§ Instructions for the task:
Using the material below, copy every line where "TypeScript" appears.

§ Extracted information:
<<<<

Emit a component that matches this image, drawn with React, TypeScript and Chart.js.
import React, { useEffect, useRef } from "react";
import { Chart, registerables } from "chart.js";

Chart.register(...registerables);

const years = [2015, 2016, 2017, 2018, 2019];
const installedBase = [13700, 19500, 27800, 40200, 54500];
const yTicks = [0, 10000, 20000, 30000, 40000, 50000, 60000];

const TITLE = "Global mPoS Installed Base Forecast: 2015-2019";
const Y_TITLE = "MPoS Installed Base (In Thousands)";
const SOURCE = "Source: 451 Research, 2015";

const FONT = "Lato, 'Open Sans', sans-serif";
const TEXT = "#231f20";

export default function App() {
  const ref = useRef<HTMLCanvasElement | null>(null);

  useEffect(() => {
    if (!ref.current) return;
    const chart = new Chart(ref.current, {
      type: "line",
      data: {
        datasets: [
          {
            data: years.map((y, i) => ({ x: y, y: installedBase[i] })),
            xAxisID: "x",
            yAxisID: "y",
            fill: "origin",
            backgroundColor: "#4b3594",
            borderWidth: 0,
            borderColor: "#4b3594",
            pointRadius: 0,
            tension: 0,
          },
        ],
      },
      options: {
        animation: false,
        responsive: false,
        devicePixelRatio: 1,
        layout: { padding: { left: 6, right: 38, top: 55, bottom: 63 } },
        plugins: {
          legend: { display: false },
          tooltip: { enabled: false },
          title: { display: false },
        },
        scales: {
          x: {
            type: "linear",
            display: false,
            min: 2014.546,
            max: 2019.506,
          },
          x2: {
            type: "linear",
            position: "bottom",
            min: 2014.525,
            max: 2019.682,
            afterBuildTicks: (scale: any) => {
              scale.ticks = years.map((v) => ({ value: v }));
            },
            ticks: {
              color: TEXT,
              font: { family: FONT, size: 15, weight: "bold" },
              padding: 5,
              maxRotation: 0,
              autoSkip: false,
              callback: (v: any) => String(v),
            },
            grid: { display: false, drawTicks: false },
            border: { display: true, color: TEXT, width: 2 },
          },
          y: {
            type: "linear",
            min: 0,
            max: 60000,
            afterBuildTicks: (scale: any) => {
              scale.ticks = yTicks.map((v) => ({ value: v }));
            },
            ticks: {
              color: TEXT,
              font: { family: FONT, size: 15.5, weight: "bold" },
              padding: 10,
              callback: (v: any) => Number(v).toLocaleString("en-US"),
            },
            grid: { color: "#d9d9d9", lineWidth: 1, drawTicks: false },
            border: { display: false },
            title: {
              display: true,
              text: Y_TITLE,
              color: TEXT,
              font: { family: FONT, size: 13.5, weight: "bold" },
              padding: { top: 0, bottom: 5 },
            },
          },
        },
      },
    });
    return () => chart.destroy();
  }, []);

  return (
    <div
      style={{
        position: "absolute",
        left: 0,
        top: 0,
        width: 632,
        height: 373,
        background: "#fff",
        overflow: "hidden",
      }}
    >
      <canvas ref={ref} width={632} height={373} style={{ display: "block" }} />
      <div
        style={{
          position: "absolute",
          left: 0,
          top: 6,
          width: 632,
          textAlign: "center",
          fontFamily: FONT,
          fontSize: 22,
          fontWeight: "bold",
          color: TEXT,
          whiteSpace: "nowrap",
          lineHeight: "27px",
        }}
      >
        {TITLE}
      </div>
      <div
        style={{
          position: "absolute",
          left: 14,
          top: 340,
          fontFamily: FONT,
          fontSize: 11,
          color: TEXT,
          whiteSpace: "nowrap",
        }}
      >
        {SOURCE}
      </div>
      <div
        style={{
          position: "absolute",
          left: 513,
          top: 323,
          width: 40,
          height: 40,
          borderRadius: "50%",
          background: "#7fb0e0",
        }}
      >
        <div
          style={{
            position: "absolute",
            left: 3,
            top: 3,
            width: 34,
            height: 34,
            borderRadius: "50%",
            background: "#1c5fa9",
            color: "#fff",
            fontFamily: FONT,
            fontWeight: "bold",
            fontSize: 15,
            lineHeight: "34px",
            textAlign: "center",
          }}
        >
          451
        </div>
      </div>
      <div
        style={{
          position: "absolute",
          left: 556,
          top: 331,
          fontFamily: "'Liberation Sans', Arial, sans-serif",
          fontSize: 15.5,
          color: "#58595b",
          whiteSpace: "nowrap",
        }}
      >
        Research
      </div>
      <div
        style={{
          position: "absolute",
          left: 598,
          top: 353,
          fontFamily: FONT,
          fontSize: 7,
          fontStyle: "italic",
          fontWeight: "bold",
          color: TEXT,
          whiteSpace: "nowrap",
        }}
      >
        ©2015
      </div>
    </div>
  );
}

>>>>
<<<<

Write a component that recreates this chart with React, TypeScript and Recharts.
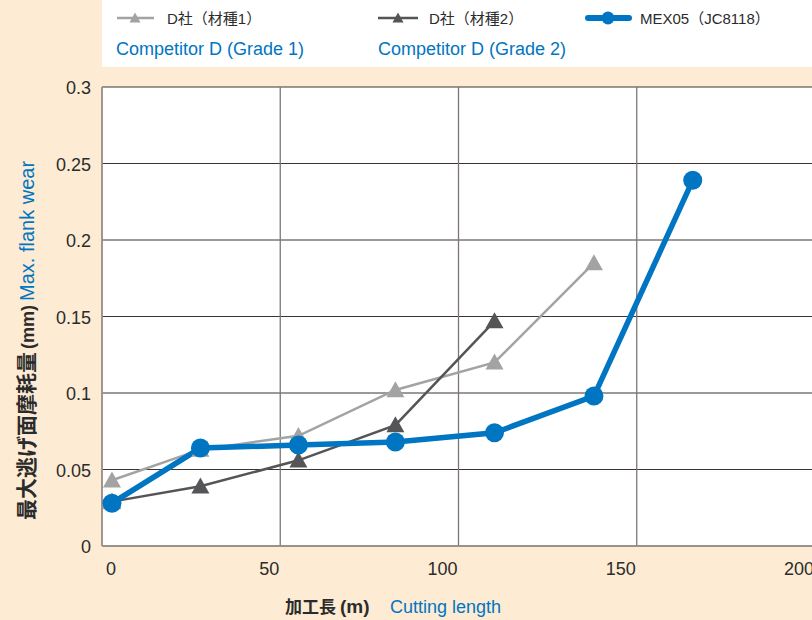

>>>>

§ Answer for this exercise:
Emit a component that matches this image, drawn with React, TypeScript and Chart.js.
Write a component that recreates this chart with React, TypeScript and Recharts.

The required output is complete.